Members of the Arab bloc in the Knesset who accept her three key theses should also be welcomed into this pro-two-state bloc she said, though she noted that the coalition of Arab parties currently grouped together in alliance include some who do not. Shaffir noted that even some Likud members, such as former cabinet minister Dan Meridor, now espouse a two-state solution. They, too, should be brought in.
After 15 years in power, the ruling coalition led by Israel’s Likud faction, had not brought security or even moved to implement measures many of its own members advocate, such as annexing the Israeli-occupied West Bank or retaking Gaza. “They know all this would be a stupid mistake,” said Shaffir.

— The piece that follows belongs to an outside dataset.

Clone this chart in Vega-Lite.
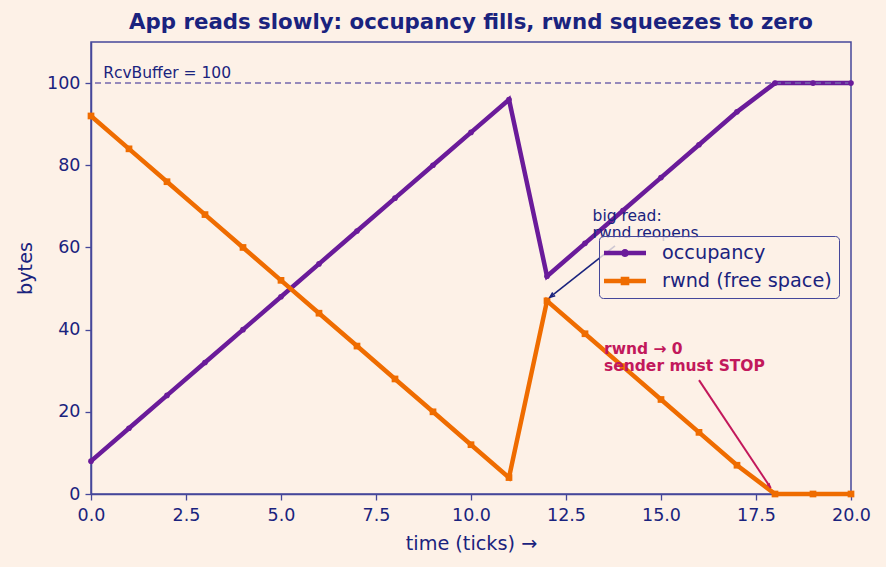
{
  "$schema": "https://vega.github.io/schema/vega-lite/v6.json",
  "autosize": {"type": "none"},
  "width": 760,
  "height": 452,
  "padding": {"left": 91, "top": 42, "right": 35, "bottom": 73},
  "background": "#fdf1e7",
  "title": {"text": "App reads slowly: occupancy fills, rwnd squeezes to zero", "font": "DejaVu Sans", "fontSize": 21.3, "fontWeight": "bold", "color": "#1a237e", "anchor": "middle", "frame": "group", "baseline": "alphabetic", "offset": 13, "dy": 21},
  "config": {
    "font": "DejaVu Sans",
    "view": {"stroke": "#45479a", "strokeWidth": 1.5, "fill": "#fdf1e7"},
    "axis": {"domainColor": "#45479a", "domainWidth": 1.5, "ticks": true, "tickColor": "#45479a", "tickWidth": 1.3, "tickSize": 6, "labelFont": "DejaVu Sans", "labelFontSize": 17.5, "labelColor": "#1a237e", "labelFlush": false, "titleFont": "DejaVu Sans", "titleFontSize": 19.25, "titleFontWeight": "normal", "titleColor": "#1a237e", "grid": false, "labelPadding": 4}
  },
  "datasets": {
    "series": [
      {"t": 0, "v": 8, "series": "occupancy"}, {"t": 1, "v": 16, "series": "occupancy"}, {"t": 2, "v": 24, "series": "occupancy"}, {"t": 3, "v": 32, "series": "occupancy"}, {"t": 4, "v": 40, "series": "occupancy"}, {"t": 5, "v": 48, "series": "occupancy"}, {"t": 6, "v": 56, "series": "occupancy"}, {"t": 7, "v": 64, "series": "occupancy"}, {"t": 8, "v": 72, "series": "occupancy"}, {"t": 9, "v": 80, "series": "occupancy"}, {"t": 10, "v": 88, "series": "occupancy"}, {"t": 11, "v": 96, "series": "occupancy"}, {"t": 12, "v": 53, "series": "occupancy"}, {"t": 13, "v": 61, "series": "occupancy"}, {"t": 14, "v": 69, "series": "occupancy"}, {"t": 15, "v": 77, "series": "occupancy"}, {"t": 16, "v": 85, "series": "occupancy"}, {"t": 17, "v": 93, "series": "occupancy"}, {"t": 18, "v": 100, "series": "occupancy"}, {"t": 19, "v": 100, "series": "occupancy"}, {"t": 20, "v": 100, "series": "occupancy"},
      {"t": 0, "v": 92, "series": "rwnd (free space)"}, {"t": 1, "v": 84, "series": "rwnd (free space)"}, {"t": 2, "v": 76, "series": "rwnd (free space)"}, {"t": 3, "v": 68, "series": "rwnd (free space)"}, {"t": 4, "v": 60, "series": "rwnd (free space)"}, {"t": 5, "v": 52, "series": "rwnd (free space)"}, {"t": 6, "v": 44, "series": "rwnd (free space)"}, {"t": 7, "v": 36, "series": "rwnd (free space)"}, {"t": 8, "v": 28, "series": "rwnd (free space)"}, {"t": 9, "v": 20, "series": "rwnd (free space)"}, {"t": 10, "v": 12, "series": "rwnd (free space)"}, {"t": 11, "v": 4, "series": "rwnd (free space)"}, {"t": 12, "v": 47, "series": "rwnd (free space)"}, {"t": 13, "v": 39, "series": "rwnd (free space)"}, {"t": 14, "v": 31, "series": "rwnd (free space)"}, {"t": 15, "v": 23, "series": "rwnd (free space)"}, {"t": 16, "v": 15, "series": "rwnd (free space)"}, {"t": 17, "v": 7, "series": "rwnd (free space)"}, {"t": 18, "v": 0, "series": "rwnd (free space)"}, {"t": 19, "v": 0, "series": "rwnd (free space)"}, {"t": 20, "v": 0, "series": "rwnd (free space)"}
    ],
    "cap": [{"v": 100}],
    "note_buf": [{"t": 0.32, "v": 101.3, "label": "RcvBuffer = 100"}],
    "note_read": [{"t": 13.2, "v": 66.4, "label": "big read:\nrwnd reopens"}],
    "note_stop": [{"t": 13.5, "v": 34.1, "label": "rwnd → 0\nsender must STOP"}],
    "arrow_read": [{"t": 13.79, "v": 60.4, "t2": 12.08, "v2": 47.9}],
    "arrow_stop": [{"t": 16.0, "v": 27.7, "t2": 17.89, "v2": 1.46}]
  },
  "layer": [
    {
      "data": {"name": "series"},
      "mark": {"type": "line", "strokeWidth": 4.5},
      "encoding": {
        "x": {"field": "t", "type": "quantitative", "scale": {"domain": [0, 20], "nice": false, "zero": false}, "axis": {"title": "time (ticks)  →", "values": [0, 2.5, 5, 7.5, 10, 12.5, 15, 17.5, 20], "format": ".1f", "labelPadding": 6, "titleX": 380, "titleY": 49, "titleBaseline": "middle"}},
        "y": {"field": "v", "type": "quantitative", "scale": {"domain": [0, 110], "nice": false}, "axis": {"title": "bytes", "values": [0, 20, 40, 60, 80, 100], "labelPadding": 5, "titleX": -66, "titleY": 226, "titleBaseline": "middle", "titleAlign": "center", "titleAngle": -90}},
        "color": {"field": "series", "type": "nominal", "scale": {"domain": ["occupancy", "rwnd (free space)"], "range": ["#6a1b9a", "#ef6c00"]},
          "legend": {"orient": "none", "legendX": 508, "legendY": 194, "title": null, "labelFontSize": 19.25, "labelColor": "#1a237e", "labelFont": "DejaVu Sans", "labelLimit": 400, "symbolSize": 441, "symbolOffset": 9, "labelOffset": 26.5, "rowPadding": 7, "padding": 6.5, "strokeColor": "#45479a", "fillColor": "rgba(253,241,231,0.8)", "cornerRadius": 4,
            "encoding": {"symbols": {
              "shape": {"value": {"expr": "datum.value === 'occupancy' ? 'M-2,-0.214 L2,-0.214 L2,0.214 L-2,0.214 Z M0.38,0 A0.38,0.38 0 1,1 -0.38,0 A0.38,0.38 0 1,1 0.38,0 Z' : 'M-2,-0.214 L2,-0.214 L2,0.214 L-2,0.214 Z M-0.41,-0.41 L0.41,-0.41 L0.41,0.41 L-0.41,0.41 Z'"}},
              "fill": {"value": {"expr": "scale('color', datum.value)"}},
              "stroke": {"value": "transparent"},
              "strokeWidth": {"value": 0},
              "opacity": {"value": 1},
              "fillOpacity": {"value": 1}
            }}
          }
        }
      }
    },
    {
      "data": {"name": "cap"},
      "mark": {"type": "rule", "color": "#7467ad", "strokeWidth": 1.5, "strokeDash": [6, 4]},
      "encoding": {"y": {"field": "v", "type": "quantitative"}}
    },
    {
      "data": {"name": "series"},
      "transform": [{"filter": "datum.series === 'occupancy'"}],
      "mark": {"type": "point", "shape": "circle", "filled": true, "opacity": 1, "size": 32, "color": "#6a1b9a"},
      "encoding": {
        "x": {"field": "t", "type": "quantitative"},
        "y": {"field": "v", "type": "quantitative"}
      }
    },
    {
      "data": {"name": "series"},
      "transform": [{"filter": "datum.series !== 'occupancy'"}],
      "mark": {"type": "point", "shape": "square", "filled": true, "opacity": 1, "size": 45, "color": "#ef6c00"},
      "encoding": {
        "x": {"field": "t", "type": "quantitative"},
        "y": {"field": "v", "type": "quantitative"}
      }
    },
    {
      "data": {"name": "note_buf"},
      "mark": {"type": "text", "align": "left", "baseline": "alphabetic", "fontSize": 15.5, "color": "#1a237e"},
      "encoding": {"x": {"field": "t", "type": "quantitative"}, "y": {"field": "v", "type": "quantitative"}, "text": {"field": "label"}}
    },
    {
      "data": {"name": "note_read"},
      "mark": {"type": "text", "align": "left", "baseline": "alphabetic", "fontSize": 15.5, "color": "#1a237e", "lineBreak": "\n", "lineHeight": 17},
      "encoding": {"x": {"field": "t", "type": "quantitative"}, "y": {"field": "v", "type": "quantitative"}, "text": {"field": "label"}}
    },
    {
      "data": {"name": "note_stop"},
      "mark": {"type": "text", "align": "left", "baseline": "alphabetic", "fontSize": 15.5, "fontWeight": "bold", "color": "#c2185b", "lineBreak": "\n", "lineHeight": 17},
      "encoding": {"x": {"field": "t", "type": "quantitative"}, "y": {"field": "v", "type": "quantitative"}, "text": {"field": "label"}}
    },
    {
      "data": {"name": "arrow_read"},
      "mark": {"type": "rule", "color": "#1a237e", "strokeWidth": 1.6},
      "encoding": {"x": {"field": "t", "type": "quantitative"}, "y": {"field": "v", "type": "quantitative"}, "x2": {"field": "t2"}, "y2": {"field": "v2"}}
    },
    {
      "data": {"name": "arrow_read"},
      "mark": {"type": "point", "shape": "M-0.8,2 L0,0 L0.8,2", "filled": false, "size": 25, "stroke": "#1a237e", "strokeWidth": 1.6, "opacity": 1, "angle": 232},
      "encoding": {"x": {"field": "t2", "type": "quantitative"}, "y": {"field": "v2", "type": "quantitative"}}
    },
    {
      "data": {"name": "arrow_stop"},
      "mark": {"type": "rule", "color": "#c2185b", "strokeWidth": 2},
      "encoding": {"x": {"field": "t", "type": "quantitative"}, "y": {"field": "v", "type": "quantitative"}, "x2": {"field": "t2"}, "y2": {"field": "v2"}}
    },
    {
      "data": {"name": "arrow_stop"},
      "mark": {"type": "point", "shape": "M0,0 L-0.8,2 L0.8,2 Z", "filled": true, "size": 25, "color": "#c2185b", "opacity": 1, "angle": 146},
      "encoding": {"x": {"field": "t2", "type": "quantitative"}, "y": {"field": "v2", "type": "quantitative"}}
    }
  ]
}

Instead, with no solutions, “We see more and more their use of fear,” she said.
Shaffir cited a recently passed law, widely criticized as violating democratic norms, to curb the influence of progressive non-governmental organizations as one example.
Netanyahu also tells Israelis there is no prospect for a two-state solution, she said. “We will live forever by the sword,” he told the country last October
“Hope becomes the enemy,” she said.
But “hope,” she said “is our national anthem”—the literal translation of the song “HaTikva.” Crushing it, she said “is just non-Israeli.”